Wednesday, August 28, 2013

Day 1, Early Afternoon.

I have been trying to decide for quite sometime now if blogging will help me achieve a greater insight into my life and my own thoughts. Will it help me be more accountable for the choices I make and the things I say? I suppose it's possible it could, so I'm going to try it. I have been watching someone else achieve this same level of enlightenment through blogging everyday, and I'm curious if it will work for me or not, so here goes. 

I woke up about 9:25am this morning, late for me, but it was my day to sleep in. Tomorrow is the kids first day of school and being it's my day to get up I figured I'd take advantage of my sleep time today. I had a couple cups of coffee, took a shower, and got dressed. I filled out some mundane paperwork for contact lens mail in rebates ($65.00 worth, so not chump change) and brewed a nice cup of lemongrass green tea. It's about 1:30pm, I've had a some pan cooked(no oil of course) zucchini and summer squash, a handful of fresh green beans(picked this morning from my garden) and a frozen fruit kabob that consisted of red grapes, green grapes and banana. I'm thinking for starting off my day my food choices have been decent. I'll probably finish out my day with a nice green smoothie. Back to the gym for me tomorrow after the kids get on the bus and mimosas have been consumed. 

I did laundry yesterday 4 loads worth, so I don't need to do that today. Dishes like always need to be swapped around, but since it's early afternoon right now there is no immediate rush to get that chore done. I'm just enjoying the quiet right now. Two of the kids are upstairs probably rotting their brains out with the TV or Xbox, and it is possible one is reading a book. The third and smallest kid is on the couch next to the hubby watching her ipad and snacking on some rice cake thing (I don't even know what they are). 
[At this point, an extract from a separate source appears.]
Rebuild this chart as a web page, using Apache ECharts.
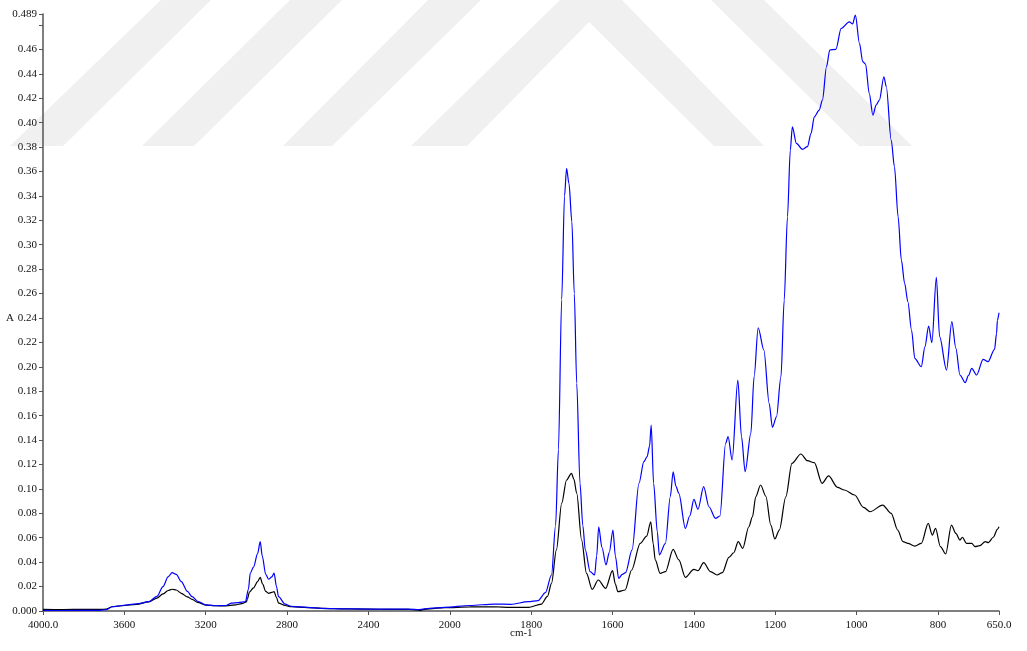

I may need a hobby, as the kids get older I'm finding I have less and less to occupy my time other then the normal cleaning(which I tire of doing), and drinking which I should do less of. I'm not entirely sure what I would do though. I don't like scrapbooking. I don't have the expendable income to pick up a project car. I can't afford childcare for the baby for me to go get a job. A couple weeks after the kids get situated in school, and the baby is used to them being gone I'll start her preschool program. I still have to order the stuff for that, but I'll do that once we get paid. Hopefully doing that with her will fill up a good deal of the extra time I have recently found myself with. It's kind of depressing having nothing to do, and not focus really. It's a lost feeling I can't really describe. I understand that I have 3 great kids that *could* take up my time. At this point though they have their own interests and stuff they like and want to do which most of the time doesn't involve Mom. At 13 and almost 11 I can't say I blame them. This brings me to my real problem, what on God's green earth am I going to do when they've all moved out? I know that's a little ways away, but I would rather have a plan then be blindsided when it actually happens. At this point I probably have enough free time that I could go back to school, but I have absolutely no desire to pay for education that who knows if I will ever put to good use. I hate wasting money. 

My mother in-law keeps bringing up me doing some sort of cookbook since I am always adapting recipes making them completely oil free, plant based and gluten free. She keeps insisting there are other people out there with the issues that I have faced health wise that would get use out of that sort of book. I keep entertaining the idea, and maybe one day I will. In the meantime though I need something that will distract me from the ever growing temptation to slip down life's rabbit hole slump. I wonder if it is just human nature to feel lost at certain points in ones life, or if I am *different* in that respect. 

4:35pm- Had a sliced up cucumber and used them as chips (they worked beautifully) to dip in salsa and consumed a sliced up green apple. I'm thinking it's time for more tea now.  

I have split pea soup on the stove for the family for dinner tonight. My awesome hubby when he went out earlier brought home mimosa stuff for tomorrow morning after the kids leave for school. He is the best!  I did get my tea, nice cup of green tea after my little snack. I think I'm ready for fall, hot tea and coffee have really been hitting the spot lately. I'm ready for sweatshirts, jeans and chilly mornings. Just like right before summer started I was ready for cool mornings with the promise of a hot afternoon.